_Source excerpt:_
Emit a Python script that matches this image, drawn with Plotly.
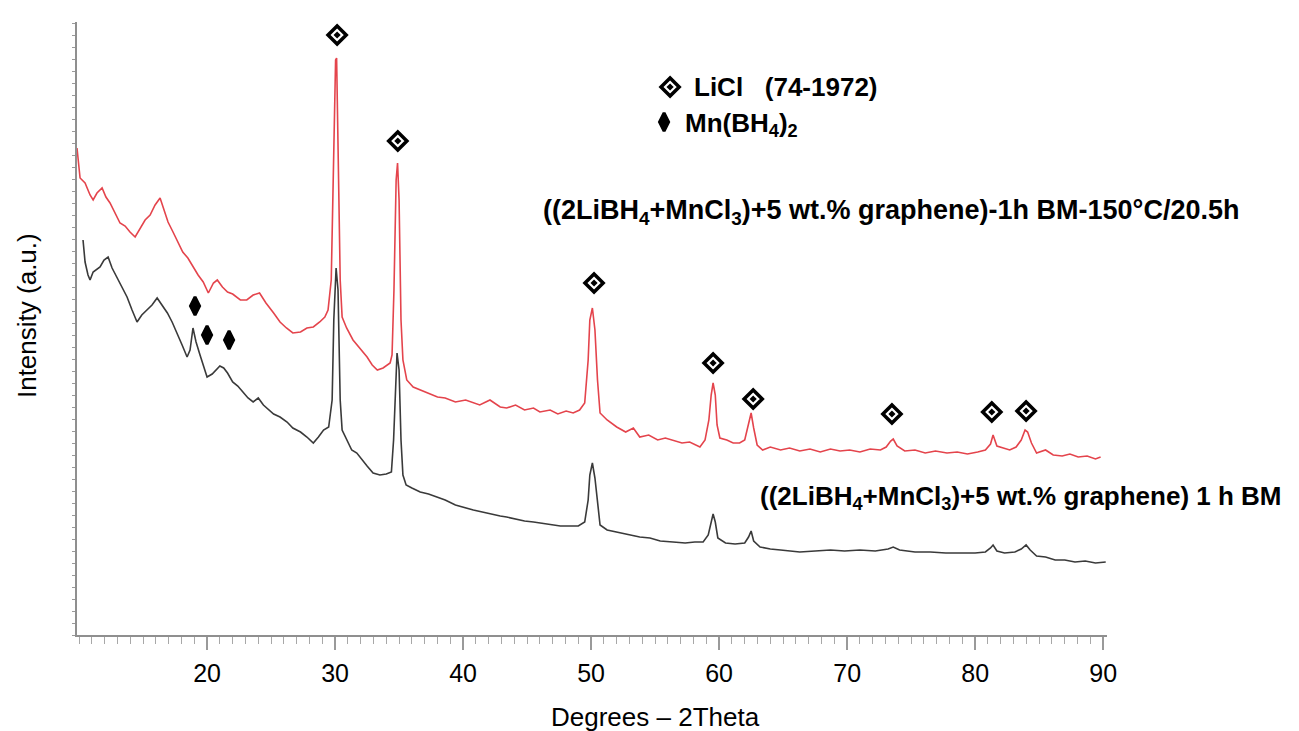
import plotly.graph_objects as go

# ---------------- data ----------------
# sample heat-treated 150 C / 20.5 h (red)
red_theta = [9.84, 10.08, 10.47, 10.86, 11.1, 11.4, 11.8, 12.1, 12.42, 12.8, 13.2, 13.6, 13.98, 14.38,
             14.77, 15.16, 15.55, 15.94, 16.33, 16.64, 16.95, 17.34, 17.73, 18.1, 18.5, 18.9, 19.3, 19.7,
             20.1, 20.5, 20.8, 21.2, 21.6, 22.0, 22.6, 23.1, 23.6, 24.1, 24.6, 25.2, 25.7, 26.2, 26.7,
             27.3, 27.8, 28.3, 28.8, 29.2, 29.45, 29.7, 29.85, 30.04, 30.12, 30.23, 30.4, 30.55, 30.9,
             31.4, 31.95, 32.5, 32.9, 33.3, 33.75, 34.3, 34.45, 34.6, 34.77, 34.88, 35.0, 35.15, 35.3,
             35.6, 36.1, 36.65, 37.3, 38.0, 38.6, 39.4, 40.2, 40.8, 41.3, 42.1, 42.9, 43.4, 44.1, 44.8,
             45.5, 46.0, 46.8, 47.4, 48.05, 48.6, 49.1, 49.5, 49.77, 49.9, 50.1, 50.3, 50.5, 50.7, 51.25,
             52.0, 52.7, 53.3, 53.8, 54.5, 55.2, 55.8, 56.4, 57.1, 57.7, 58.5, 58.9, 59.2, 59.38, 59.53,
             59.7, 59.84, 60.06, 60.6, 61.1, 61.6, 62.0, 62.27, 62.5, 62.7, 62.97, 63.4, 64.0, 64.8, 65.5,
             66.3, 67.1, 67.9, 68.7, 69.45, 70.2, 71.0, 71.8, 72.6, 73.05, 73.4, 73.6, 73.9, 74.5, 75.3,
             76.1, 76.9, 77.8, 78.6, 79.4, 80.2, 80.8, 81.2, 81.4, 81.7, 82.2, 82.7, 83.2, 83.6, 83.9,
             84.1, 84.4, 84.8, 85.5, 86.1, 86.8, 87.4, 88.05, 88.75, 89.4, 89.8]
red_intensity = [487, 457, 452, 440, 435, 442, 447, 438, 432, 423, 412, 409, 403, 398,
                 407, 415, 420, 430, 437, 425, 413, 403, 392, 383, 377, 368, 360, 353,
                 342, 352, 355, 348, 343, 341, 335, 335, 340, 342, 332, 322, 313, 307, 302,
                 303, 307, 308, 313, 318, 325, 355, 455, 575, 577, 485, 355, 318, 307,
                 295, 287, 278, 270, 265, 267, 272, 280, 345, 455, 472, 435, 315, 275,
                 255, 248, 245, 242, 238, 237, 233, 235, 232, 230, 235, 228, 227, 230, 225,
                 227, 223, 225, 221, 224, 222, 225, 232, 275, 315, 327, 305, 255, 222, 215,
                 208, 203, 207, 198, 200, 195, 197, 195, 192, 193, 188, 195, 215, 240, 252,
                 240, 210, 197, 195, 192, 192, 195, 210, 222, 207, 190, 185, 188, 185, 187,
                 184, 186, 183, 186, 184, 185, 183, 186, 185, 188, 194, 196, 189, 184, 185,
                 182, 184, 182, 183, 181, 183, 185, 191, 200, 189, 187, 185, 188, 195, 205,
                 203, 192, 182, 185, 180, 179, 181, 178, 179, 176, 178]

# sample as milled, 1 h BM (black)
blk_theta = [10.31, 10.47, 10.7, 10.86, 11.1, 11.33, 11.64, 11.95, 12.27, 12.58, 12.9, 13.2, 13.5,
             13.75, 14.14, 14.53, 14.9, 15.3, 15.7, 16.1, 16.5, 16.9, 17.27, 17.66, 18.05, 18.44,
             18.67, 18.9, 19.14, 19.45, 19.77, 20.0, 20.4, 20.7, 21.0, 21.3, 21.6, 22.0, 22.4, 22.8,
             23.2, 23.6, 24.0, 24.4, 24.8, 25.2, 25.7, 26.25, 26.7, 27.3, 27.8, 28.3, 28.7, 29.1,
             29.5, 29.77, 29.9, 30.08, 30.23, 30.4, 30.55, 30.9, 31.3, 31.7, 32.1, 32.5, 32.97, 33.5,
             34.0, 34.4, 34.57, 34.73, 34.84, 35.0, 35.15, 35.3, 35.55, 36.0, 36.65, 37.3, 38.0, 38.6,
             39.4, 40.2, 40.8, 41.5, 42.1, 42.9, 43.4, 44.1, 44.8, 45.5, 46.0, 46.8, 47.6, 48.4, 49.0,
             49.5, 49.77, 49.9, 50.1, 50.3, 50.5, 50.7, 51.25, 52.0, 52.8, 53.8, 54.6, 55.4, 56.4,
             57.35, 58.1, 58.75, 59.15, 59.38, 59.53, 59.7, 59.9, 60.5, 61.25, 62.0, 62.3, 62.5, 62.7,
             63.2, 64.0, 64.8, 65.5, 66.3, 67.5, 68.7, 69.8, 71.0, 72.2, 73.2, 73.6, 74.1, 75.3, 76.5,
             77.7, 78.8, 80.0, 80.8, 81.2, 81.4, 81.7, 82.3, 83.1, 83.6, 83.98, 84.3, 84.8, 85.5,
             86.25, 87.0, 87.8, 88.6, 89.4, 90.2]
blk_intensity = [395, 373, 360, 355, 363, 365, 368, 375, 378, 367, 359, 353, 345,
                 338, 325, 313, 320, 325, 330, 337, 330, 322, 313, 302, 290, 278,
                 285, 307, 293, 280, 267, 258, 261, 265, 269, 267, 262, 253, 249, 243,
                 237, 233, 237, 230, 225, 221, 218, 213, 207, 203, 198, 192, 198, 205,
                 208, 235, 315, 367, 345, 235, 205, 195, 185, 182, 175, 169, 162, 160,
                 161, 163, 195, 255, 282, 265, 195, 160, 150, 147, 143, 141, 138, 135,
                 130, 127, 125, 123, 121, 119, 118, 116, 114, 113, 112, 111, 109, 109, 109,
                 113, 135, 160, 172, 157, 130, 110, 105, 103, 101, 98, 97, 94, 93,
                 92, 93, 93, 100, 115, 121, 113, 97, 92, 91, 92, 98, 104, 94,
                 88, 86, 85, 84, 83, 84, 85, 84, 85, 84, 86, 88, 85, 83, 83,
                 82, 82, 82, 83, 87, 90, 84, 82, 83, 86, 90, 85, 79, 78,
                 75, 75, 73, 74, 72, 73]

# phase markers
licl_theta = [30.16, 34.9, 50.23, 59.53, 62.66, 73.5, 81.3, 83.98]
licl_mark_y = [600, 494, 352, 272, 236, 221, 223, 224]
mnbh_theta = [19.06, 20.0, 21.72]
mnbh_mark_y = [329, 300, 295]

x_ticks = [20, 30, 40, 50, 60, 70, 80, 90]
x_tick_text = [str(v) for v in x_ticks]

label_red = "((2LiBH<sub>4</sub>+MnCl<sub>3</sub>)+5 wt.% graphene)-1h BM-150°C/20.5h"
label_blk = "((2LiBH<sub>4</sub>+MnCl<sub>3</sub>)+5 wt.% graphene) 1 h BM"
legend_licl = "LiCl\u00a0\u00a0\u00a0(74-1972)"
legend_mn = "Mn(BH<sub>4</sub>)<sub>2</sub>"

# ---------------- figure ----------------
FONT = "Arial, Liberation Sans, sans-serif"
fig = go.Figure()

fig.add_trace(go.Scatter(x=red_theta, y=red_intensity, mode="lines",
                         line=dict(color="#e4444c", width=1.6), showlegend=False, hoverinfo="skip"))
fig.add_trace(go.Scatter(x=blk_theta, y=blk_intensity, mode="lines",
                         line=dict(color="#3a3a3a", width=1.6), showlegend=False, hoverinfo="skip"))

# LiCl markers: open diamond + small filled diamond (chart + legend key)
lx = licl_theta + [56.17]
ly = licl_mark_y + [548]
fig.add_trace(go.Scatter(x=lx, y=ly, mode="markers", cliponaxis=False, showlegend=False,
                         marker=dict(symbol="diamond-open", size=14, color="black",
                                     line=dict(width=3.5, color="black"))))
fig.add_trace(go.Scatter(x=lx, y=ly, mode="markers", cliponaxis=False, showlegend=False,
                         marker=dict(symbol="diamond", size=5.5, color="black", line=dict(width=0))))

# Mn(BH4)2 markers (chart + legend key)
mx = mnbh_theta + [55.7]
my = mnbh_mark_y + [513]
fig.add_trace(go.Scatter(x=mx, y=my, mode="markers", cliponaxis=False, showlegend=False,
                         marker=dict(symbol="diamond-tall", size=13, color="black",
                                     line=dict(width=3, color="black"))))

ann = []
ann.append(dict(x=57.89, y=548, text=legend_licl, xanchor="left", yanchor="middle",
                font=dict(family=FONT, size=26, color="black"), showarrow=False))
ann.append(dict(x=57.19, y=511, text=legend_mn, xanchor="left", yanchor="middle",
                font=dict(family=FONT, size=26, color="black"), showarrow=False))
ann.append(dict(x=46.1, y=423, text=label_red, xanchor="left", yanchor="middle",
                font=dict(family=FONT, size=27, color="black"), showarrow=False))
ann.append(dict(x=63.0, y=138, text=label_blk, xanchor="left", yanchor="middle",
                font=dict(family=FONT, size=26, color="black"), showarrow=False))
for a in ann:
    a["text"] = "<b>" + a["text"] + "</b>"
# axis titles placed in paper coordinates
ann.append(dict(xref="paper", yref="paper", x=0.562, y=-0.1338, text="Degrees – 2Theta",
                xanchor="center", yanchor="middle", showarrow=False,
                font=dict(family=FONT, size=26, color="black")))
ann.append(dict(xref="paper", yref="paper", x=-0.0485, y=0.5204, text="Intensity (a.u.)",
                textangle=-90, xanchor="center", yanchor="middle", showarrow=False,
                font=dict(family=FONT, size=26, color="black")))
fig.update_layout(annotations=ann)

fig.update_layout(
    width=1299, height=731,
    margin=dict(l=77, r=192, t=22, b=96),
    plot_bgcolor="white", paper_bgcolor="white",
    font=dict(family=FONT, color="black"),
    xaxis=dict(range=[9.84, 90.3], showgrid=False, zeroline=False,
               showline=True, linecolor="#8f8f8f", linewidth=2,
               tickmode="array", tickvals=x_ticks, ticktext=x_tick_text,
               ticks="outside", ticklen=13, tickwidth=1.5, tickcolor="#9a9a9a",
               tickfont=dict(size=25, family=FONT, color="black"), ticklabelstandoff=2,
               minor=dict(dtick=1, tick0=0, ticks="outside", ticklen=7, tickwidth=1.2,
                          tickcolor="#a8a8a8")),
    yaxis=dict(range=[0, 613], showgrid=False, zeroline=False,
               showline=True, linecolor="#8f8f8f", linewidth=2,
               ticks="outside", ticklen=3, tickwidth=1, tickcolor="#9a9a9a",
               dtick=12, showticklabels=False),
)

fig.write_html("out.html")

_Task requirements:_
Return exactly what appears from the opening line of the material through the line with "import plotly.graph_objects as go", apart from the pictures.

_Solution to this task:_
Emit a Python script that matches this image, drawn with Plotly.
import plotly.graph_objects as go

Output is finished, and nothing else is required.